Optimal allocation method of oxygen enriched combustion-carbon capture low-carbon integrated energy system considering uncertainty of carbon-source-load

In the context of green grid, it is crucial to enhance the low-carbon transformation of integrated energy systems. To improve the degree of low-carbon in these systems, this paper proposes an optimal allocation method of oxygen enriched combustion-carbon capture low-carbon integrated energy system considering the uncertainty of carbon-source-load. Firstly, this paper provides an analysis of uncertainties of carbon-source-load and uses budget uncertainty sets to model the three uncertain parameters.

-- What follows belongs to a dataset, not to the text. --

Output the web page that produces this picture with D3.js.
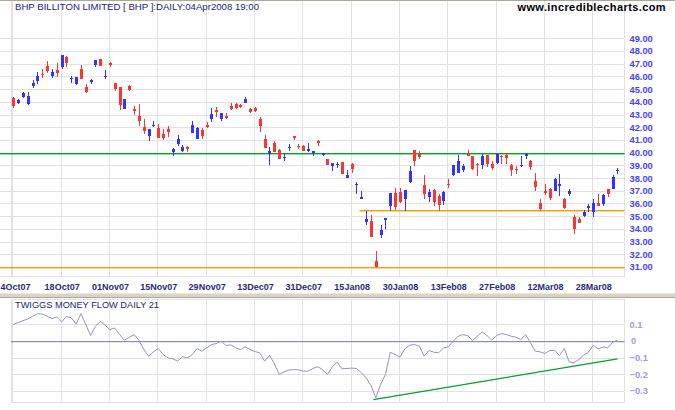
<!DOCTYPE html>
<html><head><meta charset="utf-8">
<script src="https://cdn.jsdelivr.net/npm/d3@7"></script>
<style>
html,body{margin:0;padding:0;background:#fff;}
svg{display:block;font-family:"Liberation Sans",Arial,sans-serif;}
</style></head><body>
<svg id="c" width="675" height="410"></svg>
<script>
// ---------- data ----------
const tickDays   = [0,10,20,30,40,50,60,70,80,90,100,110,120];
const tickLabels = ["4Oct07","18Oct07","01Nov07","15Nov07","29Nov07","13Dec07","31Dec07","15Jan08","30Jan08","13Feb08","27Feb08","12Mar08","28Mar08"];
const priceTicks = [31,32,33,34,35,36,37,38,39,40,41,42,43,44,45,46,47,48,49];
const tmfTicks   = [0.1,0,-0.1,-0.2,-0.3];

const opens = [44.29,43.87,44.40,43.80,45.26,45.65,46.22,46.83,46.04,46.51,
 46.77,47.53,45.83,45.39,46.59,45.18,45.57,46.90,47.35,45.99,
 47.06,45.46,45.14,43.42,45.24,43.47,42.87,42.03,41.32,42.13,
 41.95,41.50,41.84,40.05,40.71,40.13,40.45,41.55,41.10,41.76,
 42.16,42.68,43.37,42.63,42.87,43.66,43.82,43.74,43.92,43.47,
 43.55,42.68,41.05,39.87,40.79,40.18,39.61,40.39,41.29,40.55,
 40.50,40.16,39.97,40.89,39.82,39.48,38.96,39.03,39.24,38.02,
 39.09,37.52,36.43,34.52,34.63,31.47,33.48,34.70,35.80,36.84,
 36.90,36.35,37.70,40.23,39.87,37.44,36.53,37.05,36.58,36.22,
 37.57,38.23,38.41,38.62,39.92,39.74,39.14,39.01,39.79,39.14,
 39.19,39.74,39.79,39.06,38.75,38.93,39.74,39.32,37.76,36.06,
 36.97,37.13,37.00,37.39,36.35,36.71,34.91,34.78,35.02,35.67,
 35.30,36.06,35.96,37.10,37.10,38.54];
const highs = [44.40,44.19,44.81,44.74,45.70,46.36,46.59,47.22,46.59,47.06,
 47.72,47.61,46.07,45.96,46.90,45.42,45.83,47.27,47.35,46.51,
 47.16,45.50,45.19,44.26,45.30,43.68,43.82,42.63,41.84,42.47,
 42.24,41.84,42.10,40.37,41.37,40.58,40.53,42.47,42.03,41.95,
 42.42,43.55,43.61,43.16,43.16,43.87,43.89,43.82,44.37,43.53,
 43.61,42.82,41.37,40.45,40.89,40.26,40.00,40.66,41.29,40.68,
 40.63,40.76,40.10,41.00,40.00,39.48,39.17,39.24,39.24,38.62,
 39.19,37.70,37.00,35.41,35.10,32.28,34.31,34.86,36.84,37.19,
 37.25,37.05,38.93,40.23,40.10,38.23,37.10,37.10,36.74,36.97,
 37.91,39.01,39.79,39.14,40.18,39.74,39.20,39.87,39.79,39.35,
 40.00,39.78,40.00,39.10,38.93,39.74,40.00,39.40,38.41,36.35,
 37.52,37.18,38.04,38.30,36.40,37.13,35.10,34.96,35.49,35.96,
 36.32,36.74,36.74,37.10,38.23,38.83];
const lows = [43.48,43.82,44.34,43.72,45.05,45.44,45.91,46.25,45.91,45.99,
 46.62,46.75,45.52,45.31,45.83,44.66,45.39,46.77,46.85,45.83,
 46.77,44.87,43.35,43.42,44.85,42.95,42.11,41.50,40.92,42.00,
 41.16,40.97,41.24,39.74,40.53,40.05,40.05,41.55,41.10,41.10,
 41.95,42.42,42.82,42.50,42.68,43.34,43.47,43.55,43.87,43.16,
 43.21,41.63,40.37,39.00,40.05,39.47,39.32,40.13,41.00,40.32,
 40.13,40.05,39.74,40.55,39.74,39.01,38.57,38.83,38.33,38.02,
 38.41,36.71,36.37,34.34,33.35,31.00,33.32,34.00,35.43,35.48,
 36.05,35.43,37.63,38.96,39.48,36.35,36.14,35.83,35.43,35.88,
 37.23,38.17,38.36,38.49,39.74,38.67,38.17,38.75,38.88,38.67,
 39.09,39.09,39.09,38.17,38.33,38.88,39.48,38.62,37.00,35.43,
 36.66,36.27,37.00,36.61,35.56,36.58,33.58,34.44,34.96,35.36,
 34.96,35.80,35.80,36.53,37.10,38.30];
const closes = [43.69,44.11,44.66,44.42,45.52,46.04,46.12,46.43,46.36,46.28,
 47.69,47.09,45.91,45.96,45.83,44.74,45.75,47.27,46.85,46.07,
 46.90,44.98,43.75,44.21,44.93,43.29,42.47,41.68,41.84,42.21,
 41.16,41.16,41.63,40.26,41.05,40.45,40.32,42.16,41.97,41.29,
 42.00,43.03,43.21,43.11,42.74,43.42,43.53,43.61,44.21,43.21,
 43.26,42.11,40.37,40.13,40.05,39.53,39.68,40.47,41.16,40.47,
 40.13,40.26,40.10,40.78,40.00,39.01,39.17,39.09,38.33,38.23,
 38.72,37.57,36.48,34.78,33.35,31.00,33.92,34.86,36.84,35.74,
 36.10,37.05,38.54,39.35,39.66,36.71,36.87,36.11,35.90,36.87,
 37.42,39.01,39.32,38.93,39.74,38.75,39.06,39.74,39.09,38.83,
 39.87,39.66,39.58,38.67,38.70,39.01,39.87,38.88,37.31,35.56,
 36.84,36.45,37.91,37.52,35.62,37.00,33.97,34.44,35.30,35.80,
 36.01,35.80,36.66,36.74,38.10,38.62];
const tmf = [0.098,0.110,0.122,0.132,0.148,0.164,0.162,0.148,0.134,0.144,
 0.114,0.148,0.138,0.102,0.164,0.098,0.032,0.088,0.118,0.094,
 0.068,0.078,0.038,0.004,0.022,0.038,0.004,-0.052,-0.092,-0.066,
 -0.046,-0.082,-0.102,-0.108,-0.122,-0.096,-0.102,-0.084,-0.046,-0.062,
 -0.042,-0.022,-0.016,-0.002,-0.028,-0.024,-0.042,-0.052,-0.036,-0.052,
 -0.064,-0.072,-0.122,-0.088,-0.136,-0.202,-0.186,-0.176,-0.172,-0.174,
 -0.182,-0.182,-0.166,-0.156,-0.172,-0.202,-0.156,-0.128,-0.168,-0.166,
 -0.164,-0.166,-0.192,-0.222,-0.268,-0.342,-0.262,-0.202,-0.068,-0.082,
 -0.098,-0.048,-0.026,-0.022,-0.032,-0.092,-0.058,-0.068,-0.072,-0.042,
 -0.036,-0.002,0.028,0.038,0.032,0.002,0.028,0.054,0.032,0.004,
 0.032,0.044,0.038,0.028,0.022,0.008,0.038,-0.012,-0.062,-0.066,
 -0.076,-0.058,-0.058,-0.088,-0.046,-0.126,-0.132,-0.112,-0.086,-0.068,
 -0.026,-0.048,-0.036,-0.042,-0.008,0.004];

const resistanceLevel = 40.0;
const supportLevel = 35.5, supportStartDay = 71.6;
const lowLevel = 31.0;
const tmfTrendDays = [74.5,125];
const tmfTrendVals = [-0.354,-0.108];

const titleText = "BHP BILLITON LIMITED [ BHP ]:DAILY:04Apr2008 19:00";
const siteText = "www.incrediblecharts.com";
const tmfTitle = "TWIGGS MONEY FLOW DAILY 21";

// ---------- layout ----------
const svg = d3.select("#c");
const plotL = 11, plotR = 624.5;
const priceBot = 276.5;
const tmfTop = 299.5, tmfBot = 402.5;

const x = d3.scaleLinear().domain([0,120]).range([13.3,593.3]);
const y = d3.scaleLinear().domain([31,49]).range([267,38.3]);
const yt = d3.scaleLinear().domain([-0.3,0.1]).range([390.7,324.3]);

const grid = "#e2e2e2";
const red = "#ff3333", blue = "#3333ff";
const green = "#00a22a", orange = "#ff9a00";

// top border
svg.append("rect").attr("x",0).attr("y",0).attr("width",675).attr("height",1).attr("fill","#aca899");

// price panel grid
const gp = svg.append("g").attr("shape-rendering","crispEdges");
gp.selectAll(".hg").data(priceTicks).join("line")
  .attr("x1",0).attr("x2",plotR)
  .attr("y1",d=>Math.round(y(d))+0.5).attr("y2",d=>Math.round(y(d))+0.5)
  .attr("stroke",grid);
gp.selectAll(".vg").data(tickDays).join("line")
  .attr("x1",d=>Math.round(x(d))-0.5).attr("x2",d=>Math.round(x(d))-0.5)
  .attr("y1",1).attr("y2",priceBot)
  .attr("stroke",grid).attr("stroke-width",1.5);
gp.append("line").attr("x1",plotL+0.5).attr("x2",plotL+0.5).attr("y1",1).attr("y2",priceBot).attr("stroke",grid);
gp.append("line").attr("x1",plotR).attr("x2",plotR).attr("y1",1).attr("y2",priceBot).attr("stroke",grid).attr("stroke-width",1.5);
gp.append("line").attr("x1",0).attr("x2",plotR).attr("y1",priceBot).attr("y2",priceBot).attr("stroke",grid);

// horizontal trend lines (drawn as 1px-high rects for crisp colour)
const levelLines = [
  {level:resistanceLevel, from:null, color:green},
  {level:supportLevel, from:supportStartDay, color:orange},
  {level:lowLevel, from:null, color:orange}
];
svg.append("g").selectAll("rect").data(levelLines).join("rect")
  .attr("x",d=>d.from===null?0:x(d.from))
  .attr("width",d=>plotR-(d.from===null?0:x(d.from)))
  .attr("y",d=>Math.round(y(d.level)))
  .attr("height",1.4)
  .style("fill",d=>d.color);

// candles
const candles = opens.map((o,i)=>({i,o,h:highs[i],l:lows[i],c:closes[i]}));
const gc = svg.append("g").attr("shape-rendering","crispEdges");
const cg = gc.selectAll("g").data(candles).join("g");
cg.append("line")
  .attr("x1",d=>Math.round(x(d.i))+0.5).attr("x2",d=>Math.round(x(d.i))+0.5)
  .attr("y1",d=>y(d.h)).attr("y2",d=>y(d.l))
  .attr("stroke",d=>d.c>=d.o?blue:red).attr("stroke-width",1);
cg.append("rect")
  .attr("x",d=>Math.round(x(d.i))-1).attr("width",3)
  .attr("y",d=>y(Math.max(d.o,d.c)))
  .attr("height",d=>Math.max(1.2,Math.abs(y(d.o)-y(d.c))))
  .attr("fill",d=>d.c>=d.o?blue:red);

// axes
const yAxis = d3.axisRight(y).tickValues(priceTicks).tickFormat(d3.format(".2f")).tickSize(0).tickPadding(0);
const ya = svg.append("g").attr("transform","translate(629.5,0)").call(yAxis);
ya.select(".domain").remove();
ya.selectAll(".tick line").remove();
ya.selectAll("text").attr("fill","#4444ff").attr("font-size","9.3px").attr("font-weight","bold")
  .attr("font-family","'Liberation Sans',Arial,sans-serif");

const xAxis = d3.axisBottom(x).tickValues(tickDays).tickFormat((d,i)=>tickLabels[i]).tickSize(0).tickPadding(0);
const xa = svg.append("g").attr("transform","translate(0,283.8)").call(xAxis);
xa.select(".domain").remove();
xa.selectAll(".tick line").remove();
xa.selectAll("text").attr("fill","#2a2a80").attr("font-size","9px").attr("font-weight","bold")
  .attr("font-family","'Liberation Sans',Arial,sans-serif");
xa.selectAll(".tick").filter(d=>d===tickDays[0]).select("text")
  .attr("text-anchor","start").attr("x",-x(tickDays[0]));

// titles
svg.append("text").attr("x",15).attr("y",9.8).attr("fill","#1c1c7c")
  .attr("font-size","9.5px").attr("textLength",244).attr("lengthAdjust","spacingAndGlyphs").text(titleText);
svg.append("text").attr("x",666).attr("y",10.8).attr("text-anchor","end").attr("fill","#000")
  .attr("font-size","11px").attr("font-weight","bold").attr("letter-spacing","0.4px").text(siteText);

// separator band
svg.append("rect").attr("x",0).attr("y",293).attr("width",675).attr("height",4).attr("fill","#d8d4c8");
svg.append("rect").attr("x",0).attr("y",293).attr("width",675).attr("height",1).attr("fill","#ece9d8");
svg.append("rect").attr("x",0).attr("y",297).attr("width",675).attr("height",1).attr("fill","#aca899");

// TMF panel
const gt = svg.append("g").attr("shape-rendering","crispEdges");
gt.selectAll(".th").data(tmfTicks.filter(d=>d!==0)).join("line")
  .attr("x1",plotL).attr("x2",plotR)
  .attr("y1",d=>Math.round(yt(d))+0.5).attr("y2",d=>Math.round(yt(d))+0.5)
  .attr("stroke",grid);
gt.selectAll(".tv").data(tickDays).join("line")
  .attr("x1",d=>Math.round(x(d))-0.5).attr("x2",d=>Math.round(x(d))-0.5)
  .attr("y1",tmfTop).attr("y2",tmfBot)
  .attr("stroke",grid).attr("stroke-width",1.5);
gt.append("line").attr("x1",plotL+0.5).attr("x2",plotL+0.5).attr("y1",tmfTop).attr("y2",tmfBot).attr("stroke",grid);
gt.append("line").attr("x1",plotR).attr("x2",plotR).attr("y1",tmfTop).attr("y2",tmfBot).attr("stroke",grid).attr("stroke-width",1.5);
gt.append("line").attr("x1",plotL).attr("x2",plotR).attr("y1",tmfTop).attr("y2",tmfTop).attr("stroke",grid);
gt.append("line").attr("x1",plotL).attr("x2",plotR).attr("y1",tmfBot).attr("y2",tmfBot).attr("stroke",grid);
svg.append("rect").attr("x",plotL).attr("width",plotR-plotL)
  .attr("y",Math.round(yt(0))).attr("height",1.2).style("fill","#8a8ac6");

svg.append("path").datum(tmf)
  .attr("d",d3.line().x((d,i)=>x(i)).y(d=>yt(d)))
  .attr("fill","none").attr("stroke","#9292d2").attr("stroke-width",1);

svg.append("line")
  .attr("x1",x(tmfTrendDays[0])).attr("y1",yt(tmfTrendVals[0]))
  .attr("x2",x(tmfTrendDays[1])).attr("y2",yt(tmfTrendVals[1]))
  .attr("stroke",green).attr("stroke-width",1.3);

const tAxis = d3.axisRight(yt).tickValues(tmfTicks).tickFormat(d=>d===0?"0":d3.format(".1f")(d)).tickSize(0).tickPadding(0);
const ta = svg.append("g").attr("transform","translate(629.5,0)").call(tAxis);
ta.select(".domain").remove();
ta.selectAll(".tick line").remove();
ta.selectAll("text").attr("fill","#9c9cdc").attr("font-size","9.3px").attr("font-weight","bold")
  .attr("font-family","'Liberation Sans',Arial,sans-serif");
ta.selectAll(".tick").filter(d=>d===0).select("text").attr("dx","1.5");

svg.append("text").attr("x",15).attr("y",307.8).attr("fill","#1c1c7c")
  .attr("font-size","9.2px").attr("textLength",144).attr("lengthAdjust","spacingAndGlyphs").text(tmfTitle);
</script>
</body></html>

Secondly, in the integrated energy system, the by-product O-2 of hydrogen production by electrocution and the oxygen storage device are used to provide oxygen-enriched combustion conditions for the gas turbine to reduce the CO2 generated in the combustion process. At the same time, the carbon capture device is used to collect CO2, and the oxygen enriched combustion-carbon capture integrated energy system is formed. Finally, an improved multi-populations quantum-behaved particle swarm optimization algorithm is proposed to solve the proposed model. This method considers the uncertainty of carbon emission intensity, which makes the optimal allocation of integrated energy system more inclined to low-carbon rather than economic. In addition, in terms of model structure, this method integrates oxygen enriched combustion-carbon capture into the integrated energy system to form a low-carbon model, which directly improves the low-carbon performance of the system. The simulation results show that the carbon emission of the proposed method is reduced by 38.8 % compared with other methods.